On Poverty and Class in Literature

Alison Stine, writing at the Kenyon Review, wrote the necessary essay “On Poverty” partially in response to classism in Claire Vaye Watkins’ essay “On Pandering.”

“We are poor because we were born that way. We are poor because our husbands or girlfriends left us, or our families disowned us, or our partners abused us. We are poor because we are raising children and children need things, like food. We are poor because of illness or disability. We are poor because the city where we live is expensive, but we don’t have the savings to leave. We are poor because we spent those savings on rent. We are poor because our rent was raised. We are poor because our fifteen-year-old car broke down again. We are poor because of student loans. We are poor because there are no jobs, or there are not enough jobs, or we’re working three jobs, but none pay a living wage.
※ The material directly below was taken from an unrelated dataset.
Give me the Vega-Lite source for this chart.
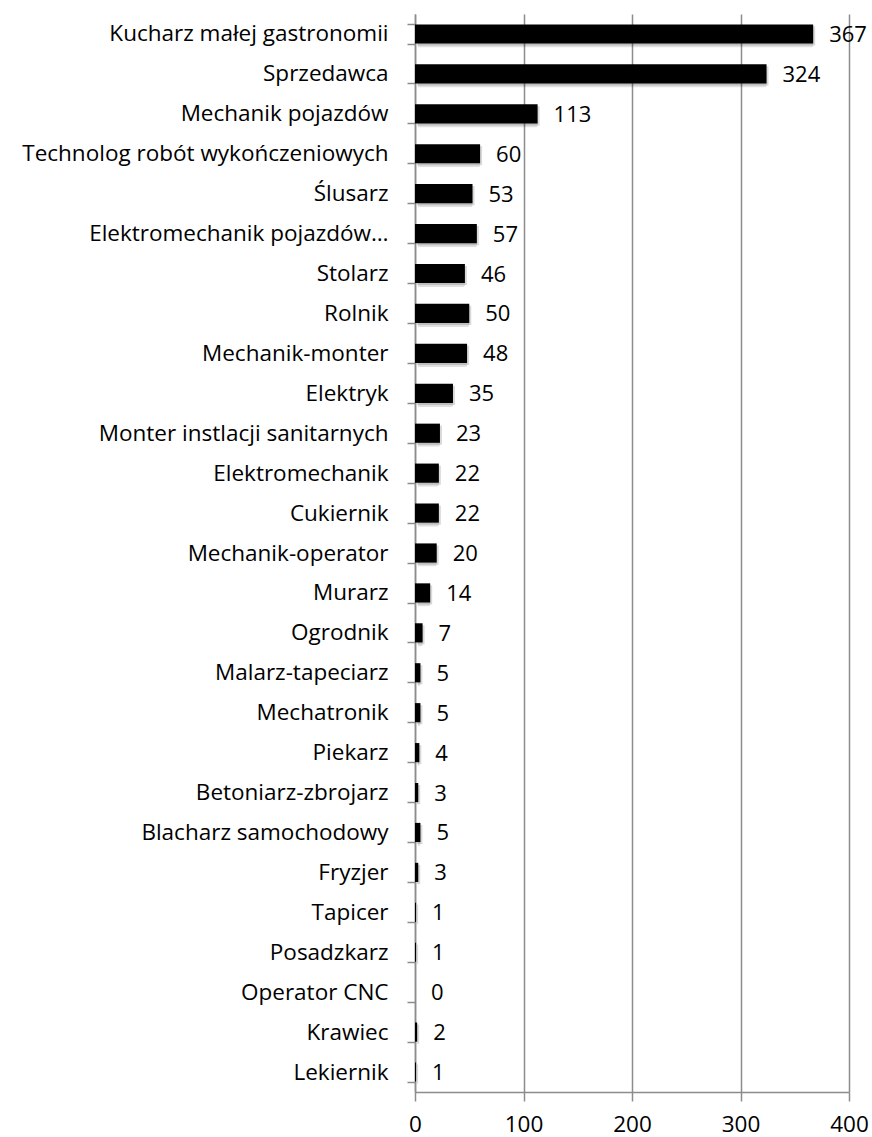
{
  "$schema": "https://vega.github.io/schema/vega-lite/v6.json",
  "width": 434,
  "height": 1078,
  "autosize": {"type": "none"},
  "padding": {"left": 415, "top": 14, "right": 23, "bottom": 45},
  "background": "white",
  "config": {
    "view": {"stroke": null},
    "font": "Open Sans",
    "axis": {"labelFont": "Open Sans", "labelFontSize": 22.5, "labelColor": "black"}
  },
  "data": {
    "values": [
      {"zawod": "Kucharz małej gastronomii", "n": 367},
      {"zawod": "Sprzedawca", "n": 324},
      {"zawod": "Mechanik pojazdów", "n": 113},
      {"zawod": "Technolog robót wykończeniowych", "n": 60},
      {"zawod": "Ślusarz", "n": 53},
      {"zawod": "Elektromechanik pojazdów…", "n": 57},
      {"zawod": "Stolarz", "n": 46},
      {"zawod": "Rolnik", "n": 50},
      {"zawod": "Mechanik-monter", "n": 48},
      {"zawod": "Elektryk", "n": 35},
      {"zawod": "Monter instlacji sanitarnych", "n": 23},
      {"zawod": "Elektromechanik", "n": 22},
      {"zawod": "Cukiernik", "n": 22},
      {"zawod": "Mechanik-operator", "n": 20},
      {"zawod": "Murarz", "n": 14},
      {"zawod": "Ogrodnik", "n": 7},
      {"zawod": "Malarz-tapeciarz", "n": 5},
      {"zawod": "Mechatronik", "n": 5},
      {"zawod": "Piekarz", "n": 4},
      {"zawod": "Betoniarz-zbrojarz", "n": 3},
      {"zawod": "Blacharz samochodowy", "n": 5},
      {"zawod": "Fryzjer", "n": 3},
      {"zawod": "Tapicer", "n": 1},
      {"zawod": "Posadzkarz", "n": 1},
      {"zawod": "Operator CNC", "n": 0},
      {"zawod": "Krawiec", "n": 2},
      {"zawod": "Lekiernik", "n": 1}
    ]
  },
  "encoding": {
    "y": {
      "field": "zawod", "type": "nominal", "sort": null,
      "scale": {"paddingInner": 0.52, "paddingOuter": 0.26},
      "axis": {
        "title": null, "tickBand": "extent", "tickSize": 8, "tickColor": "#8c8c8c",
        "domainColor": "#8c8c8c", "domainWidth": 1.5, "tickWidth": 1.5,
        "labelPadding": 19, "labelLimit": 420, "grid": false
      }
    },
    "x": {
      "field": "n", "type": "quantitative",
      "scale": {"domain": [0, 400], "nice": false},
      "axis": {
        "title": null, "values": [0, 100, 200, 300, 400], "tickSize": 9,
        "tickColor": "#8c8c8c", "domainColor": "#8c8c8c", "domainWidth": 1.5, "tickWidth": 1.5,
        "grid": true, "gridColor": "#8c8c8c", "gridWidth": 1.5,
        "labelBaseline": "alphabetic", "labelPadding": 30,
        "labelFlush": false, "labelOverlap": false
      }
    }
  },
  "layer": [
    {"mark": {"type": "bar", "color": "#000000", "opacity": 0.12, "xOffset": 3, "yOffset": 4, "cornerRadius": 2}},
    {"mark": {"type": "bar", "color": "#000000", "opacity": 0.15, "xOffset": 2, "yOffset": 2}},
    {"mark": {"type": "bar", "color": "#000000"}},
    {"mark": {"type": "text", "align": "left", "baseline": "middle", "dx": 16, "dy": 1, "fontSize": 22, "font": "Open Sans", "color": "black"},
     "encoding": {"text": {"field": "n", "type": "quantitative"}}}
  ]
}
We are not poor out of lack of hard work. We are not poor because we “want it less.” We stay poor because of institutionalized sexism, racism, homophobia, transphobia, ableism, ageism, and classism.

We stay poor because doors stay closed.” -Alison Stine

To her essay I would add:

Being able to have a job, even at McDonalds, is a luxury beyond many of our disabled writers who are on provincial or federal disability, cannot work, and whose low incomes are, consequently, not only meagre but fixed and unable to ride them through any unexpected storms.